Calculus for Business – Lecture 12: Antiderivatives & Substitution

Vocabulary flashcards covering the main terms and rules from Lecture 12 on antiderivatives, indefinite integrals, IVPs, and u-substitution.

Antiderivative

A function F(x) whose derivative equals a given function f(x), i.e., F′(x)=f(x).

Indefinite Integral

The family of all antiderivatives of f(x), written ∫f(x)dx = F(x)+C.

Integrand

The function f(x) being integrated in an integral expression.

Constant of Integration (C)

An arbitrary constant added to an antiderivative to represent all possible vertical shifts.

Power Rule for Integration

∫xⁿdx = xⁿ⁺¹/(n+1) + C, for n ≠ −1.

Constant Multiple Rule (Integration)

∫k·f(x)dx = k∫f(x)dx, where k is a constant.
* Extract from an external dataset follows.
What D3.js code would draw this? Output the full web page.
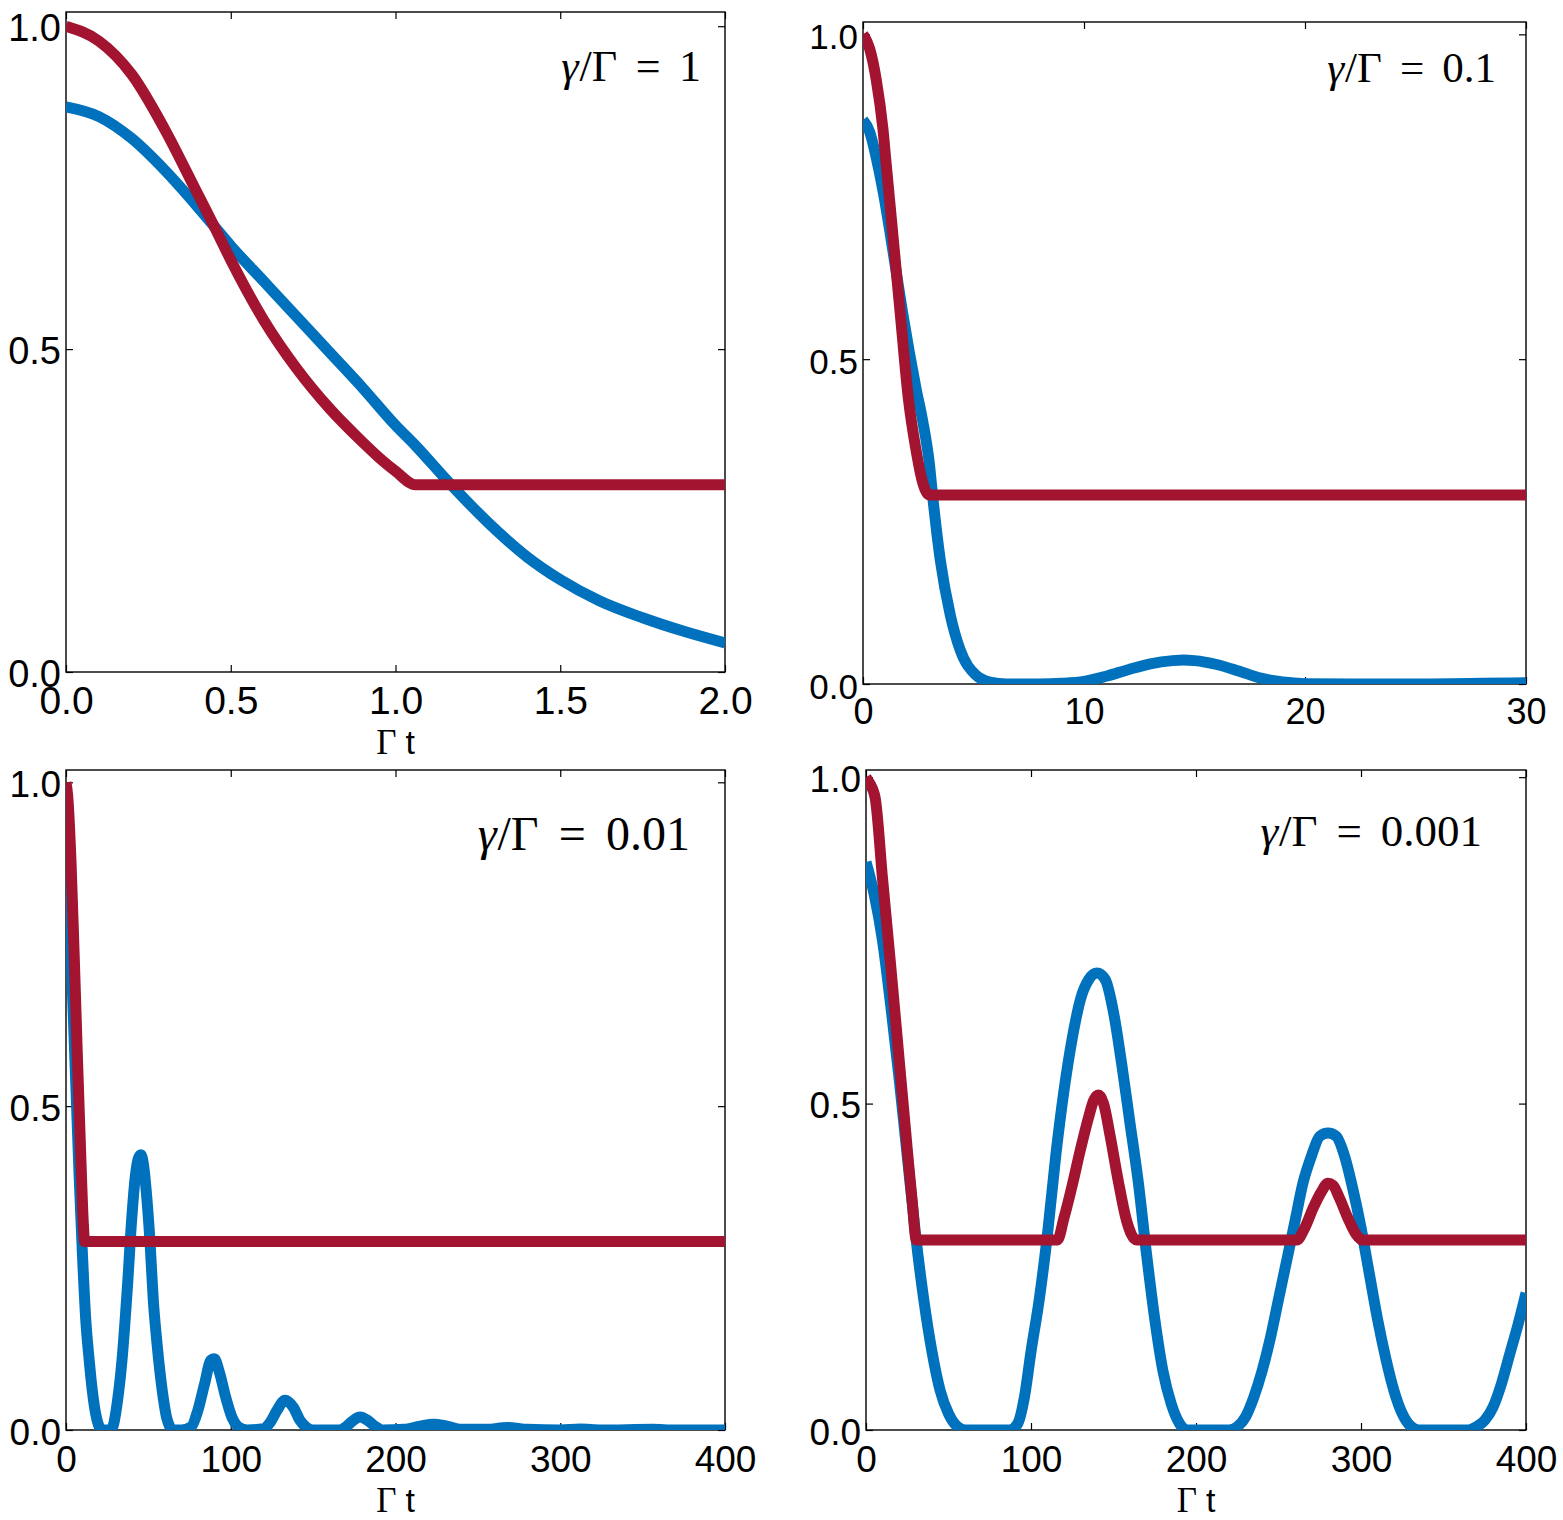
<!DOCTYPE html>
<meta charset="utf-8">
<style>
  body {
    margin: 0;
    background: #fff;
  }

  .blue {
    fill: none;
    stroke: #0072bd;
  }

  .red {
    fill: none;
    stroke: #a2142f;
  }

  .tick line {
    stroke: #000;
    stroke-width: 1.2;
  }
</style>

<body>
  <svg width="1563" height="1520"></svg>

  <script src="https://d3js.org/d3.v7.min.js"></script>
  <script>
    // ratio shown in each panel
    var ratios = ["1", "0.1", "0.01", "0.001"];

    // tick values and labels
    var xTicks1 = [0, 0.5, 1, 1.5, 2];
    var xLabels1 = ["0.0", "0.5", "1.0", "1.5", "2.0"];
    var xTicks2 = [0, 10, 20, 30];
    var xLabels2 = ["0", "10", "20", "30"];
    var xTicks34 = [0, 100, 200, 300, 400];
    var xLabels34 = ["0", "100", "200", "300", "400"];
    var yTicks = [0, 0.5, 1];
    var yLabels = ["0.0", "0.5", "1.0"];

    // panel 1 (gamma/Gamma = 1)
    var blue1T = [0, 0.1, 0.2, 0.3, 0.4, 0.45, 0.5, 0.6, 0.7, 0.8, 0.9, 1.0, 1.06, 1.165, 1.28, 1.4, 1.5, 1.62, 1.75, 1.875, 2.0];
    var blue1Y = [0.875, 0.86, 0.826, 0.777, 0.72, 0.69, 0.66, 0.605, 0.55, 0.495, 0.44, 0.382, 0.351, 0.292, 0.232, 0.178, 0.143, 0.11, 0.084, 0.063, 0.045];
    var red1T = [0, 0.1, 0.2, 0.3, 0.4, 0.45, 0.5, 0.6, 0.7, 0.8, 0.9, 0.95, 1.0, 1.06, 2.0];
    var red1Y = [1.0, 0.977, 0.925, 0.84, 0.74, 0.69, 0.638, 0.545, 0.47, 0.408, 0.356, 0.332, 0.311, 0.29, 0.29];

    // panel 2 (gamma/Gamma = 0.1)
    var blue2T = [0, 0.3, 0.6, 0.9, 1.2, 1.5, 1.8, 2.1, 2.4, 2.7, 3.0, 3.15, 3.5, 3.95, 4.4, 5.1, 5.75, 6.5, 8, 9, 10, 11, 12, 13, 14, 14.5, 15, 16, 17, 18, 19, 20, 22, 25, 28, 30];
    var blue2Y = [0.868, 0.85, 0.81, 0.76, 0.70, 0.635, 0.57, 0.51, 0.455, 0.405, 0.34, 0.29, 0.19, 0.106, 0.052, 0.014, 0.003, 0.0, 0.0, 0.001, 0.004, 0.012, 0.022, 0.031, 0.036, 0.037, 0.036, 0.03, 0.02, 0.009, 0.003, 0.0005, 0, 0, 0.001, 0.002];
    var red2T = [0, 0.3, 0.6, 0.9, 1.05, 1.3, 1.7, 2.05, 2.4, 2.7, 3.0, 30];
    var red2Y = [1.0, 0.978, 0.93, 0.855, 0.8, 0.71, 0.565, 0.44, 0.36, 0.31, 0.291, 0.291];

    // panel 3 (gamma/Gamma = 0.01)
    var blue3T = [0, 2, 4, 6, 8, 10, 12, 14, 16, 18, 20, 22, 27, 29, 31, 34, 37, 40, 42, 44, 45.5, 47, 49, 51, 53, 55, 57, 59, 61, 63, 65,
      70, 76, 80, 84, 88, 90, 93, 97, 101, 105, 110, 120, 124, 128, 133, 138, 142, 146, 150, 166, 170, 174, 178.5, 183, 188, 192,
      205, 215, 223, 231, 240, 255, 268, 280, 300, 312, 325, 356, 370, 400];
    var blue3Y = [0.868, 0.8, 0.67, 0.53, 0.39, 0.27, 0.17, 0.11, 0.06, 0.025, 0.006, 0, 0, 0.01, 0.04, 0.108, 0.21, 0.33, 0.39, 0.42, 0.425, 0.41, 0.36, 0.29, 0.2, 0.14, 0.09, 0.05, 0.02, 0.005, 0,
      0, 0.005, 0.03, 0.07, 0.108, 0.11, 0.09, 0.05, 0.018, 0.004, 0, 0.002, 0.012, 0.03, 0.046, 0.035, 0.015, 0.004, 0, 0, 0.005, 0.014, 0.02, 0.015, 0.005, 0,
      0.001, 0.006, 0.009, 0.006, 0.001, 0.001, 0.004, 0.001, 0, 0.0015, 0, 0.001, 0, 0];
    var red3T = [0, 1, 3, 5, 7, 9, 10.5, 11.3, 400];
    var red3Y = [1.0, 0.98, 0.88, 0.73, 0.57, 0.42, 0.32, 0.291, 0.291];

    // panel 4 (gamma/Gamma = 0.001)
    var blue4T = [0, 5, 10, 15, 20, 25, 30, 35, 40, 45, 50, 55, 60, 87, 92, 96, 100, 105, 110, 115, 120, 125, 130, 135, 140, 145, 150, 155, 160, 165, 170, 175, 180, 185, 190, 195,
      220, 225, 230, 235, 240, 245, 250, 255, 260, 265, 270, 275, 280, 285, 290, 295, 300, 305, 310, 315, 320, 325, 330, 335,
      365, 370, 375, 380, 385, 390, 395, 400];
    var blue4Y = [0.87, 0.82, 0.75, 0.65, 0.54, 0.42, 0.3, 0.2, 0.12, 0.06, 0.025, 0.006, 0, 0, 0.01, 0.05, 0.12, 0.2, 0.3, 0.42, 0.52, 0.6, 0.66, 0.69, 0.70, 0.69, 0.64, 0.56, 0.47, 0.38, 0.27, 0.17, 0.09, 0.04, 0.01, 0,
      0, 0.005, 0.02, 0.05, 0.09, 0.14, 0.2, 0.26, 0.32, 0.38, 0.42, 0.45, 0.455, 0.45, 0.42, 0.37, 0.31, 0.24, 0.17, 0.11, 0.06, 0.025, 0.006, 0,
      0, 0.005, 0.015, 0.035, 0.07, 0.115, 0.16, 0.21];
    var red4T = [0, 1.2, 5.5, 10, 15, 20, 25, 28, 30.5, 116, 120, 125, 130, 135, 138, 141, 144, 148, 153, 158, 164,
      261, 266, 271, 276, 280, 283, 287, 292, 297, 301, 400];
    var red4Y = [1.0, 0.995, 0.969, 0.845, 0.71, 0.57, 0.43, 0.35, 0.291, 0.291, 0.325, 0.375, 0.43, 0.48, 0.505, 0.513, 0.5, 0.45, 0.38, 0.32, 0.291,
      0.291, 0.31, 0.34, 0.365, 0.378, 0.375, 0.355, 0.325, 0.3, 0.291, 0.291];

    function zip(ts, ys) {
      return ts.map(function(t, i) {
        return [t, ys[i]];
      });
    }

    // layout of the four axes boxes
    var panels = [
      { left: 66, right: 725, top: 12, bottom: 672, xmax: 2, ymax: 1.022, xTicks: xTicks1, xLabels: xLabels1,
        blue: zip(blue1T, blue1Y), red: zip(red1T, red1Y), font: 39, yfont: 38, xdy: 42, tag: { x: 701, y: 81, size: 44 }, xlabel: true },
      { left: 863, right: 1526, top: 22, bottom: 684, xmax: 30, ymax: 1.019, xTicks: xTicks2, xLabels: xLabels2,
        blue: zip(blue2T, blue2Y), red: zip(red2T, red2Y), font: 36, yfont: 35, xdy: 40, tag: { x: 1496, y: 82, size: 43 }, xlabel: false },
      { left: 66, right: 725, top: 770, bottom: 1430, xmax: 400, ymax: 1.019, xTicks: xTicks34, xLabels: xLabels34,
        blue: zip(blue3T, blue3Y), red: zip(red3T, red3Y), font: 37, yfont: 37, xdy: 42, tag: { x: 690, y: 850, size: 48 }, xlabel: true },
      { left: 866, right: 1526, top: 770, bottom: 1430, xmax: 400, ymax: 1.011, xTicks: xTicks34, xLabels: xLabels34,
        blue: zip(blue4T, blue4Y), red: zip(red4T, red4Y), font: 37, yfont: 37, xdy: 42, tag: { x: 1482, y: 846, size: 45 }, xlabel: true }
    ];

    var svg = d3.select("svg");
    svg.append("rect").attr("width", 1563).attr("height", 1520).attr("fill", "#fff");

    panels.forEach(function(p, k) {
      var x = d3.scaleLinear().domain([0, p.xmax]).range([p.left, p.right]);
      var y = d3.scaleLinear().domain([0, p.ymax]).range([p.bottom, p.top]);
      var g = svg.append("g");

      // bottom axis with labels
      var bx = g.append("g")
        .attr("transform", "translate(0," + p.bottom + ")")
        .call(d3.axisBottom(x).tickValues(p.xTicks).tickSize(-7)
          .tickFormat(function(d, i) { return p.xLabels[i]; }));
      bx.selectAll("text")
        .attr("y", 0).attr("dy", p.xdy)
        .style("font-family", "'Liberation Sans', Arial, sans-serif")
        .style("font-size", p.font + "px").attr("fill", "#000");

      // top axis, ticks only
      g.append("g")
        .attr("transform", "translate(0," + p.top + ")")
        .call(d3.axisTop(x).tickValues(p.xTicks).tickSize(-7).tickFormat(""));

      // left axis with labels
      var ly = g.append("g")
        .attr("transform", "translate(" + p.left + ",0)")
        .call(d3.axisLeft(y).tickValues(yTicks).tickSize(-7)
          .tickFormat(function(d, i) { return yLabels[i]; }));
      ly.selectAll("text")
        .attr("x", -5).attr("dy", 14)
        .style("font-family", "'Liberation Sans', Arial, sans-serif")
        .style("font-size", p.yfont + "px").attr("fill", "#000");

      // right axis, ticks only
      g.append("g")
        .attr("transform", "translate(" + p.right + ",0)")
        .call(d3.axisRight(y).tickValues(yTicks).tickSize(-7).tickFormat(""));

      g.selectAll(".domain").remove();

      g.append("rect")
        .attr("x", p.left).attr("y", p.top)
        .attr("width", p.right - p.left).attr("height", p.bottom - p.top)
        .attr("fill", "none").attr("stroke", "#000").attr("stroke-width", 1.4);

      // curves, clipped to the axes box
      g.append("clipPath").attr("id", "clip" + k)
        .append("rect")
        .attr("x", p.left).attr("y", p.top)
        .attr("width", p.right - p.left).attr("height", p.bottom - p.top);

      var line = d3.line()
        .x(function(d) { return x(d[0]); })
        .y(function(d) { return y(d[1]); })
        .curve(d3.curveMonotoneX);

      var lines = g.append("g").attr("clip-path", "url(#clip" + k + ")");
      lines.append("path").datum(p.blue).attr("class", "blue")
        .attr("stroke-width", 11).attr("stroke-linejoin", "round").attr("d", line);
      lines.append("path").datum(p.red).attr("class", "red")
        .attr("stroke-width", 11).attr("stroke-linejoin", "round").attr("d", line);

      // gamma/Gamma annotation
      var tag = g.append("text")
        .attr("x", p.tag.x).attr("y", p.tag.y)
        .attr("text-anchor", "end")
        .style("font-family", "'Liberation Serif', 'DejaVu Serif', serif")
        .style("font-size", p.tag.size + "px");
      tag.append("tspan").style("font-style", "italic").text("γ");
      tag.append("tspan").attr("dx", "0.02em").text("/Γ");
      tag.append("tspan").attr("dx", "0.42em").text("=");
      tag.append("tspan").attr("dx", "0.42em").text(ratios[k]);

      // x label
      if (p.xlabel) {
        var lab = g.append("text")
          .attr("x", (p.left + p.right) / 2).attr("y", p.bottom + 82)
          .attr("text-anchor", "middle");
        lab.append("tspan")
          .style("font-family", "'Liberation Serif', serif").style("font-size", "35px").text("Γ");
        lab.append("tspan").attr("dx", 9)
          .style("font-family", "'Liberation Sans', Arial, sans-serif").style("font-size", "34px").text("t");
      }
    });
  </script>
</body>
Sum–Difference Rule (Integration)

∫[f(x) ± g(x)]dx = ∫f(x)dx ± ∫g(x)dx.

Initial Value Problem (IVP)

A differential equation together with a condition specifying the value of the unknown function at a given point.

General Solution

The indefinite‐integral form of a differential equation containing the constant of integration C.

Particular Solution

The specific function obtained from the general solution after applying the initial condition(s) to determine C.

Integration by Substitution (u-Substitution)

A technique that simplifies an integral by substituting u = g(x) where g′(x) appears in the integrand, transforming ∫f(g(x))g′(x)dx into ∫f(u)du.

General Power Rule (Substitution Form)

If u = g(x) and du = g′(x)dx, then ∫uⁿdu = uⁿ⁺¹/(n+1)+C, enabling ∫g′(x)[g(x)]ⁿdx integration.

Marginal Cost

The derivative dC/dx representing the instantaneous rate of change of total cost with respect to the number of units produced.

Particular Cost Function

Total cost C(x) found by integrating marginal cost dC/dx and using a known cost at a specific production level to solve for C.

Indefinite Integral Notation

The symbol ∫ followed by f(x)dx, indicating the operation of finding all antiderivatives of f(x).